The task | Set down each line of the material that follows, exactly, with no pictures.

Provided data |
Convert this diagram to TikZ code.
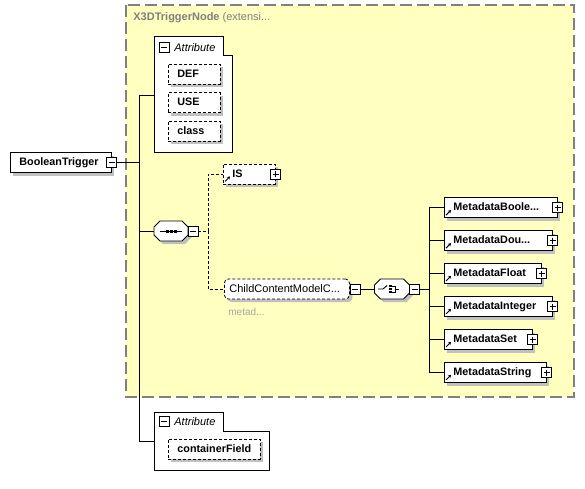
\documentclass[tikz,border=0pt]{standalone}
\usepackage{fontspec}
\setmainfont{Liberation Sans}
\usetikzlibrary{calc,arrows.meta,shadows}
\definecolor{c0}{RGB}{255,255,192}
\definecolor{c1}{RGB}{128,128,128}
\definecolor{c2}{RGB}{192,192,192}
\definecolor{c3}{RGB}{165,165,165}
\tikzset{%
  shadowed/.style={drop shadow={shadow xshift=3pt,shadow yshift=-3pt,fill=c2,opacity=1}},
  elem/.style={draw,fill=white,anchor=west,minimum height=20pt,inner xsep=9pt,inner ysep=0pt,
    text height=8pt,text depth=2pt,text width=#1,align=left,
    font=\bfseries\fontsize{10.8}{13}\selectfont,shadowed},
  opt/.style={elem=#1,dash pattern=on 3pt off 2pt},
  ccmbox/.style={opt=#1,rounded corners=4pt,inner xsep=5pt,font=\fontsize{11}{13}\selectfont},
  minusbox/.style={draw,fill=white,minimum size=10pt,inner sep=0pt,line width=0.8pt,
    path picture={\draw ([xshift=2pt]path picture bounding box.west) -- ([xshift=-2pt]path picture bounding box.east);}},
  plusbox/.style={draw,fill=white,minimum size=10pt,inner sep=0pt,line width=0.8pt,
    path picture={\draw ([xshift=2pt]path picture bounding box.west) -- ([xshift=-2pt]path picture bounding box.east);
      \draw ([yshift=-2pt]path picture bounding box.north) -- ([yshift=2pt]path picture bounding box.south);}},
  grpname/.style={anchor=west,inner sep=0pt,font=\itshape\fontsize{11}{13}\selectfont},
  optline/.style={dash pattern=on 3pt off 2pt}
}
\NewDocumentCommand\refmark{m}{%
  \draw[-{Stealth[length=3pt,width=3.5pt]},line width=0.9pt] ($(#1.south west)+(2,-3)$) -- ++(5,-5);
}
% compositor: name, centre, half width
\NewDocumentCommand\compo{mmm}{%
  \fill[c2,shift={(3,3)}] ($(#2)+(-#3,-4)$) -- ++(6,-6) -- ++(2*#3-12,0) -- ++(6,6) -- ++(0,8)
    -- ++(-6,6) -- ++(-2*#3+12,0) -- ++(-6,-6) -- cycle;
  \filldraw[fill=white] ($(#2)+(-#3,-4)$) -- ++(6,-6) -- ++(2*#3-12,0) -- ++(6,6) -- ++(0,8)
    -- ++(-6,6) -- ++(-2*#3+12,0) -- ++(-6,-6) -- cycle;
  \node[minimum width=2*#3,minimum height=20pt,inner sep=0pt] (#1) at (#2) {};
}

\begin{document}
\begin{tikzpicture}[x=1pt,y=-1pt,thick]
  \useasboundingbox (0,0) rectangle (585,488);
  %% extension frame
  \filldraw[fill=c0,draw=c1,line width=1.2pt,dash pattern=on 12pt off 5pt] (126,5) rectangle (574,397);
  \node[anchor=west,inner sep=0pt,text=c1,font=\fontsize{11}{13}\selectfont] (ext) at (133,18) {\textbf{X3DTriggerNode} (extensi...};
  %% root
  \node[elem=83] (bt) at (10,162.5) {BooleanTrigger};
  \node[minusbox] (btx) at (bt.east) {};
  %% attributes
  \filldraw[fill=white] (154,36) -- (223,36) -- (223,55) -- (232,55) -- (232,152) -- (154,152) -- cycle;
  \node[minusbox] (ag1x) at (164,47.5) {};
  \node[grpname] (ag1t) at (174,47.5) {Attribute};
  \node[opt=34] (def) at (168,74) {DEF};
  \node[opt=34] (use) at (168,102.5) {USE};
  \node[opt=34] (cls) at (168,131) {class};
  \coordinate (ag1) at (154,95);
  %%
  \filldraw[fill=white] (154,412) -- (223,412) -- (223,431) -- (269,431) -- (269,470) -- (154,470) -- cycle;
  \node[minusbox] (ag2x) at (164,421.5) {};
  \node[grpname] (ag2t) at (174,421.5) {Attribute};
  \node[opt=74] (cf) at (168,449) {containerField};
  \coordinate (ag2) at (154,441);
  %% sequence
  \compo{seq}{171,231}{17}
  \node[minusbox] (seqx) at (193,231) {};
  \begin{scope}[shift={(seq.center)}]
    \draw[line width=0.9pt] (-11,0) -- (11,0);
    \fill (-5.5,-1.5) rectangle (-2.5,1.5);
    \fill (-1.5,-1.5) rectangle (1.5,1.5);
    \fill (2.5,-1.5) rectangle (5.5,1.5);
  \end{scope}
  \node[opt=34] (is) at (223,174) {IS};
  \node[plusbox] (isx) at (is.east) {};
  \refmark{is}
  \node[ccmbox=115] (ccm) at (224,289) {ChildContentModelC...};
  \node[minusbox] (ccmx) at (355,289) {};
  \node[anchor=west,inner sep=0pt,text=c3,font=\fontsize{10}{12}\selectfont] (ccmn) at (228,312) {metad...};
  %% choice
  \compo{ch}{392,289}{17.5}
  \node[minusbox] (chx) at (414.5,289) {};
  \begin{scope}[shift={(ch.center)}]
    \draw[line width=0.9pt] (-14,0) -- (-9,0) -- (-5,-3.5);
    \fill (-3,-4.3) rectangle (0,-1.7);
    \fill (-3,-1.3) rectangle (0,1.3);
    \fill (-3,1.7) rectangle (0,4.3);
    \draw[line width=0.9pt] (0,-3) -- (3.5,-3) -- (3.5,3) -- (0,3);
    \draw[line width=0.9pt] (3.5,0) -- (7,0);
  \end{scope}
  %% metadata
  \node[elem=95] (m1) at (444,207.7) {MetadataBoole...};
  \node[elem=90] (m2) at (444,240.7) {MetadataDou...};
  \node[elem=79] (m3) at (444,273.5) {MetadataFloat};
  \node[elem=90] (m4) at (444,306.5) {MetadataInteger};
  \node[elem=70] (m5) at (444,339.5) {MetadataSet};
  \node[elem=84] (m6) at (444,372.5) {MetadataString};
  \node[plusbox] (m1x) at (m1.east) {};
  \node[plusbox] (m2x) at (m2.east) {};
  \node[plusbox] (m3x) at (m3.east) {};
  \node[plusbox] (m4x) at (m4.east) {};
  \node[plusbox] (m5x) at (m5.east) {};
  \node[plusbox] (m6x) at (m6.east) {};
  \refmark{m1}
  \refmark{m2}
  \refmark{m3}
  \refmark{m4}
  \refmark{m5}
  \refmark{m6}
  %% connectors
  \coordinate (j1) at (139,162.5);
  \draw (btx.east) -- (j1);
  \draw (j1) |- (ag1);
  \draw (j1) |- (seq.west);
  \draw (j1) |- (ag2);
  \coordinate (j2) at (208,231);
  \draw[optline] (seqx.east) -- (j2);
  \draw[optline] (j2) |- (is.west);
  \draw[optline] (j2) |- (ccm.west);
  \draw (ccmx.east) -- (ch.west);
  \coordinate (j3) at (429,289);
  \draw (chx.east) -- (j3);
  \draw (j3) |- (m1.west);
  \draw (j3) |- (m2.west);
  \draw (j3) |- (m3.west);
  \draw (j3) |- (m4.west);
  \draw (j3) |- (m5.west);
  \draw (j3) |- (m6.west);
\end{tikzpicture}
\end{document}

Response to this task |
Convert this diagram to TikZ code.
\documentclass[tikz,border=0pt]{standalone}
\usepackage{fontspec}
\setmainfont{Liberation Sans}
\usetikzlibrary{calc,arrows.meta,shadows}
\definecolor{c0}{RGB}{255,255,192}
\definecolor{c1}{RGB}{128,128,128}
\definecolor{c2}{RGB}{192,192,192}
\definecolor{c3}{RGB}{165,165,165}
\tikzset{%
  shadowed/.style={drop shadow={shadow xshift=3pt,shadow yshift=-3pt,fill=c2,opacity=1}},
  elem/.style={draw,fill=white,anchor=west,minimum height=20pt,inner xsep=9pt,inner ysep=0pt,
    text height=8pt,text depth=2pt,text width=#1,align=left,
    font=\bfseries\fontsize{10.8}{13}\selectfont,shadowed},
  opt/.style={elem=#1,dash pattern=on 3pt off 2pt},
  ccmbox/.style={opt=#1,rounded corners=4pt,inner xsep=5pt,font=\fontsize{11}{13}\selectfont},
  minusbox/.style={draw,fill=white,minimum size=10pt,inner sep=0pt,line width=0.8pt,
    path picture={\draw ([xshift=2pt]path picture bounding box.west) -- ([xshift=-2pt]path picture bounding box.east);}},
  plusbox/.style={draw,fill=white,minimum size=10pt,inner sep=0pt,line width=0.8pt,
    path picture={\draw ([xshift=2pt]path picture bounding box.west) -- ([xshift=-2pt]path picture bounding box.east);
      \draw ([yshift=-2pt]path picture bounding box.north) -- ([yshift=2pt]path picture bounding box.south);}},
  grpname/.style={anchor=west,inner sep=0pt,font=\itshape\fontsize{11}{13}\selectfont},
  optline/.style={dash pattern=on 3pt off 2pt}
}
\NewDocumentCommand\refmark{m}{%
  \draw[-{Stealth[length=3pt,width=3.5pt]},line width=0.9pt] ($(#1.south west)+(2,-3)$) -- ++(5,-5);
}
% compositor: name, centre, half width
\NewDocumentCommand\compo{mmm}{%
  \fill[c2,shift={(3,3)}] ($(#2)+(-#3,-4)$) -- ++(6,-6) -- ++(2*#3-12,0) -- ++(6,6) -- ++(0,8)
    -- ++(-6,6) -- ++(-2*#3+12,0) -- ++(-6,-6) -- cycle;
  \filldraw[fill=white] ($(#2)+(-#3,-4)$) -- ++(6,-6) -- ++(2*#3-12,0) -- ++(6,6) -- ++(0,8)
    -- ++(-6,6) -- ++(-2*#3+12,0) -- ++(-6,-6) -- cycle;
  \node[minimum width=2*#3,minimum height=20pt,inner sep=0pt] (#1) at (#2) {};
}

\begin{document}
\begin{tikzpicture}[x=1pt,y=-1pt,thick]
  \useasboundingbox (0,0) rectangle (585,488);
  %% extension frame
  \filldraw[fill=c0,draw=c1,line width=1.2pt,dash pattern=on 12pt off 5pt] (126,5) rectangle (574,397);
  \node[anchor=west,inner sep=0pt,text=c1,font=\fontsize{11}{13}\selectfont] (ext) at (133,18) {\textbf{X3DTriggerNode} (extensi...};
  %% root
  \node[elem=83] (bt) at (10,162.5) {BooleanTrigger};
  \node[minusbox] (btx) at (bt.east) {};
  %% attributes
  \filldraw[fill=white] (154,36) -- (223,36) -- (223,55) -- (232,55) -- (232,152) -- (154,152) -- cycle;
  \node[minusbox] (ag1x) at (164,47.5) {};
  \node[grpname] (ag1t) at (174,47.5) {Attribute};
  \node[opt=34] (def) at (168,74) {DEF};
  \node[opt=34] (use) at (168,102.5) {USE};
  \node[opt=34] (cls) at (168,131) {class};
  \coordinate (ag1) at (154,95);
  %%
  \filldraw[fill=white] (154,412) -- (223,412) -- (223,431) -- (269,431) -- (269,470) -- (154,470) -- cycle;
  \node[minusbox] (ag2x) at (164,421.5) {};
  \node[grpname] (ag2t) at (174,421.5) {Attribute};
  \node[opt=74] (cf) at (168,449) {containerField};
  \coordinate (ag2) at (154,441);
  %% sequence
  \compo{seq}{171,231}{17}
  \node[minusbox] (seqx) at (193,231) {};
  \begin{scope}[shift={(seq.center)}]
    \draw[line width=0.9pt] (-11,0) -- (11,0);
    \fill (-5.5,-1.5) rectangle (-2.5,1.5);
    \fill (-1.5,-1.5) rectangle (1.5,1.5);
    \fill (2.5,-1.5) rectangle (5.5,1.5);
  \end{scope}
  \node[opt=34] (is) at (223,174) {IS};
  \node[plusbox] (isx) at (is.east) {};
  \refmark{is}
  \node[ccmbox=115] (ccm) at (224,289) {ChildContentModelC...};
  \node[minusbox] (ccmx) at (355,289) {};
  \node[anchor=west,inner sep=0pt,text=c3,font=\fontsize{10}{12}\selectfont] (ccmn) at (228,312) {metad...};
  %% choice
  \compo{ch}{392,289}{17.5}
  \node[minusbox] (chx) at (414.5,289) {};
  \begin{scope}[shift={(ch.center)}]
    \draw[line width=0.9pt] (-14,0) -- (-9,0) -- (-5,-3.5);
    \fill (-3,-4.3) rectangle (0,-1.7);
    \fill (-3,-1.3) rectangle (0,1.3);
    \fill (-3,1.7) rectangle (0,4.3);
    \draw[line width=0.9pt] (0,-3) -- (3.5,-3) -- (3.5,3) -- (0,3);
    \draw[line width=0.9pt] (3.5,0) -- (7,0);
  \end{scope}
  %% metadata
  \node[elem=95] (m1) at (444,207.7) {MetadataBoole...};
  \node[elem=90] (m2) at (444,240.7) {MetadataDou...};
  \node[elem=79] (m3) at (444,273.5) {MetadataFloat};
  \node[elem=90] (m4) at (444,306.5) {MetadataInteger};
  \node[elem=70] (m5) at (444,339.5) {MetadataSet};
  \node[elem=84] (m6) at (444,372.5) {MetadataString};
  \node[plusbox] (m1x) at (m1.east) {};
  \node[plusbox] (m2x) at (m2.east) {};
  \node[plusbox] (m3x) at (m3.east) {};
  \node[plusbox] (m4x) at (m4.east) {};
  \node[plusbox] (m5x) at (m5.east) {};
  \node[plusbox] (m6x) at (m6.east) {};
  \refmark{m1}
  \refmark{m2}
  \refmark{m3}
  \refmark{m4}
  \refmark{m5}
  \refmark{m6}
  %% connectors
  \coordinate (j1) at (139,162.5);
  \draw (btx.east) -- (j1);
  \draw (j1) |- (ag1);
  \draw (j1) |- (seq.west);
  \draw (j1) |- (ag2);
  \coordinate (j2) at (208,231);
  \draw[optline] (seqx.east) -- (j2);
  \draw[optline] (j2) |- (is.west);
  \draw[optline] (j2) |- (ccm.west);
  \draw (ccmx.east) -- (ch.west);
  \coordinate (j3) at (429,289);
  \draw (chx.east) -- (j3);
  \draw (j3) |- (m1.west);
  \draw (j3) |- (m2.west);
  \draw (j3) |- (m3.west);
  \draw (j3) |- (m4.west);
  \draw (j3) |- (m5.west);
  \draw (j3) |- (m6.west);
\end{tikzpicture}
\end{document}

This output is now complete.